XPath

When you couldn’t find HTML elements you want on the web page, you will need to use XPath expressions to find web page elements in the source code. XPath, the XML Path Language, is a query language for selecting nodes from an XML document. It’s often referred to simply as “an XPath” and used to navigate through elements and attributes in an XML document.

XML and HTML

Before we dive into XPath, we will briefly introduce what XML and HTML are, and the difference between these two languages.

According to Wikipedia, XML (Extensible Markup Language) is a markup language that defines a set of rules for encoding documents in a format which is both human-readable and machine-readable. It’s designed to store and transport data, as well as to used for the representation of arbitrary data structures.

HTML (HyperText Markup Language) is the standard markup language used to create web pages. HTML, along with CSS and JavaScript, is used to create web pages and user interfaces for mobile and web applications. Web browsers can read HTML files and render them into visible or audible web pages. HTML describes the structure of a website semantically and is used for the presentation or appearance of the document (web page).

HTML can be recognized as an non-standard XML format. XML is focus more on carrying data while HTML is focus more on displaying data.

XPath is used to navigate through elements and attributes in an XML document. All the web pages are HTML documents in nature. Octoparse provides an XPath engine for HTML documents so that we can use XPath to locate data on web page precisely.

Here are examples of XPath that Octoparse generated automatically on the Customize Current Action pane:

//UL[@class=’nav navbar-nav center-nav’]

//*[@id=’gdp’]

So what do these path expressions mean?

XPath uses path expressions to select nodes. The node is selected by following a path or steps. (More detailed information please visit https://en.wikipedia.org/wiki/XPath.)

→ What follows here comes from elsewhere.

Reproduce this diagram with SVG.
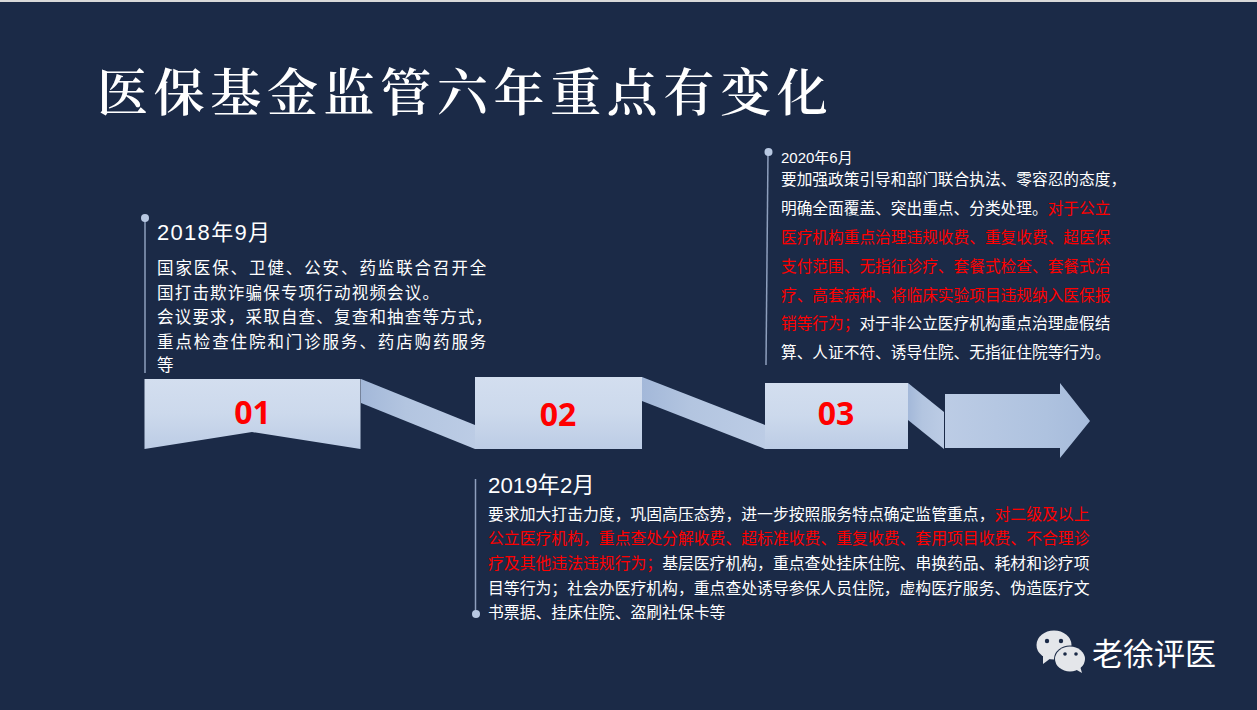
<svg xmlns="http://www.w3.org/2000/svg" width="1257" height="710" viewBox="0 0 1257 710">
<defs>
<linearGradient id="box" x1="0" y1="0" x2="0" y2="1"><stop offset="0" stop-color="#d3deef"/><stop offset="0.5" stop-color="#ccd9ec"/><stop offset="1" stop-color="#bccce5"/></linearGradient>
<linearGradient id="band" x1="0" y1="0" x2="1" y2="0"><stop offset="0" stop-color="#a3b8d9"/><stop offset="0.4" stop-color="#b3c5e0"/><stop offset="1" stop-color="#bccce5"/></linearGradient>
<linearGradient id="arrow" x1="0" y1="0" x2="1" y2="0"><stop offset="0" stop-color="#bccce5"/><stop offset="0.7" stop-color="#aec2df"/><stop offset="1" stop-color="#a6bbdb"/></linearGradient>
</defs>
<style>
text{font-family:"Liberation Sans","Noto Sans CJK SC",sans-serif;fill:#fff}
.title{font-family:"Noto Serif CJK SC","Liberation Serif","Noto Sans CJK SC",serif;font-size:51px;font-weight:600;letter-spacing:5.65px}
.num{font-size:32px;font-weight:700;fill:#f00;text-anchor:middle;font-family:"Open Sans","Liberation Sans",sans-serif}
.b1{font-size:16.5px;letter-spacing:1.9px}
.b1n{font-size:16.5px;letter-spacing:1.2px}
.b2{font-size:15.84px}
.b3{font-size:15.7px}
.red{fill:#f00}
.line{stroke:#8e9fbd;stroke-width:1.5;fill:none}
.dot{fill:#b8c8e2}
</style>
<rect width="1257" height="710" fill="#1b2a47"/>
<rect width="1257" height="2" fill="#d9d9d9"/>
<text class="title" x="97" y="111">医保基金监管六年重点有变化</text>
<g id="connectors">
<polygon points="361,379 475,425 475,449 361,403" fill="url(#band)"/>
<polygon points="642,377 765,425 765,449 642,401" fill="url(#band)"/>
<polygon points="908,383 944,412 944,449 908,420" fill="url(#band)"/>
<line class="line" x1="145" y1="218" x2="145" y2="373"/>
<circle class="dot" cx="145" cy="218" r="4"/>
<line class="line" x1="475.5" y1="479" x2="475.5" y2="614"/>
<circle class="dot" cx="476" cy="614" r="4"/>
<line class="line" x1="768" y1="152" x2="766" y2="365"/>
<circle class="dot" cx="768.500" cy="152" r="4"/>
</g>
<g id="node-01">
<polygon points="144.500,379 360.500,379 360.500,449 252,432 144.500,449" fill="url(#box)"/>
<text class="num" x="252.500" y="424">01</text>
</g>
<g id="node-02">
<rect x="475" y="377" width="167" height="72" fill="url(#box)"/>
<text class="num" x="558" y="426">02</text>
</g>
<g id="node-03">
<rect x="765" y="383" width="143" height="66" fill="url(#box)"/>
<text class="num" x="836" y="425">03</text>
</g>
<g id="node-arrow">
<polygon points="945,394 1060,394 1060,383 1090,421 1060,458 1060,448 945,448" fill="url(#arrow)"/>
</g>
<g id="text-2018">
<text x="157" y="240" font-size="22" letter-spacing="1.3">2018年9月</text>
<text class="b1" x="157" y="274">国家医保、卫健、公安、药监联合召开全</text>
<text class="b1n" x="157" y="299">国打击欺诈骗保专项行动视频会议。</text>
<text class="b1n" x="157" y="323">会议要求，采取自查、复查和抽查等方式，</text>
<text class="b1" x="157" y="348">重点检查住院和门诊服务、药店购药服务</text>
<text class="b1" x="157" y="371">等</text>
</g>
<g id="text-2019">
<text x="488" y="493" font-size="22.3">2019年2月</text>
<text class="b2" x="488" y="520">要求加大打击力度，巩固高压态势，进一步按照服务特点确定监管重点，<tspan class="red">对二级及以上</tspan></text>
<text class="b2 red" x="488" y="544">公立医疗机构，重点查处分解收费、超标准收费、重复收费、套用项目收费、不合理诊</text>
<text class="b2" x="488" y="569"><tspan class="red">疗及其他违法违规行为；</tspan>基层医疗机构，重点查处挂床住院、串换药品、耗材和诊疗项</text>
<text class="b2" x="488" y="594">目等行为；社会办医疗机构，重点查处诱导参保人员住院，虚构医疗服务、伪造医疗文</text>
<text class="b2" x="488" y="618">书票据、挂床住院、盗刷社保卡等</text>
</g>
<g id="text-2020">
<text x="781" y="163" font-size="15">2020年6月</text>
<text class="b3" x="781" y="185">要加强政策引导和部门联合执法、零容忍的态度，</text>
<text class="b3" x="781" y="214">明确全面覆盖、突出重点、分类处理。<tspan class="red">对于公立</tspan></text>
<text class="b3 red" x="781" y="243">医疗机构重点治理违规收费、重复收费、超医保</text>
<text class="b3 red" x="781" y="272">支付范围、无指征诊疗、套餐式检查、套餐式治</text>
<text class="b3 red" x="781" y="301">疗、高套病种、将临床实验项目违规纳入医保报</text>
<text class="b3" x="781" y="329"><tspan class="red">销等行为；</tspan>对于非公立医疗机构重点治理虚假结</text>
<text class="b3" x="781" y="358">算、人证不符、诱导住院、无指征住院等行为。</text>
</g>
<g id="watermark">
<ellipse cx="1054" cy="645" rx="17.500" ry="14.500" fill="#e4e6ea"/>
<polygon points="1043,655 1043,664 1051,658" fill="#e4e6ea"/>
<ellipse cx="1070" cy="659" rx="16" ry="13.500" fill="#1b2a47"/>
<ellipse cx="1070" cy="659" rx="15" ry="12.500" fill="#e4e6ea"/>
<polygon points="1075,669 1082,673 1080,666" fill="#e4e6ea"/>
<circle cx="1047" cy="641" r="2.200" fill="#1b2a47"/><circle cx="1061" cy="641" r="2.200" fill="#1b2a47"/>
<circle cx="1065" cy="654" r="1.800" fill="#1b2a47"/><circle cx="1076" cy="654" r="1.800" fill="#1b2a47"/>
<text x="1092" y="665" font-size="31" font-family="Noto Sans CJK SC">老徐评医</text>
</g>
</svg>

Below, we’ve listed the most useful path expressions posted on w3school.com:

Expression	Description
nodename	Selects all nodes with the name “nodename”
/	Selects from the root node
//	Selects nodes in the document from the current node that mach the selection no matter where they are
.	Selects the current node
..	Selects the parent of the current node
@	Selects attributes
*	Matches any element node
@*	Matches any attribute node
node()	Matches any node of any kind

There are some predicates in XPath expressions that are used to find a specific node or a node that contains a specific value and always embedded in square brackets. Below we would share with you the table posted on w3school.com about some path expressions with predicates and the corresponding results:

X path Expression	Results
/bookstore/book[last()]	Selects the last book element that is the child of the bookstore element
/bookstore/book[position()<3]	Selects the first two book elements that are children of the bookstore element
//title[@lang=’en’]	Selects all the title elements that have a “lang” attribute with a value of “en”
/bookstore/book[price>35.00]/title	Selects all the title elements of the book elements of the bookstore element that have a price element with a value greater than 35.00

Now, we know that //UL[@class=’nav navbar-nav center-nav’] means to select all the UL elements that have a “class” attribute with a value of “nav navbar-nav center-nav”, and //*[@id=’gdp’] means to select all elements in the document that have a “id” attribute with a value of “gdp”.

It happens that we sometimes need to manually edit the XPath with XPath tools on Octoparse to fetch data on web page.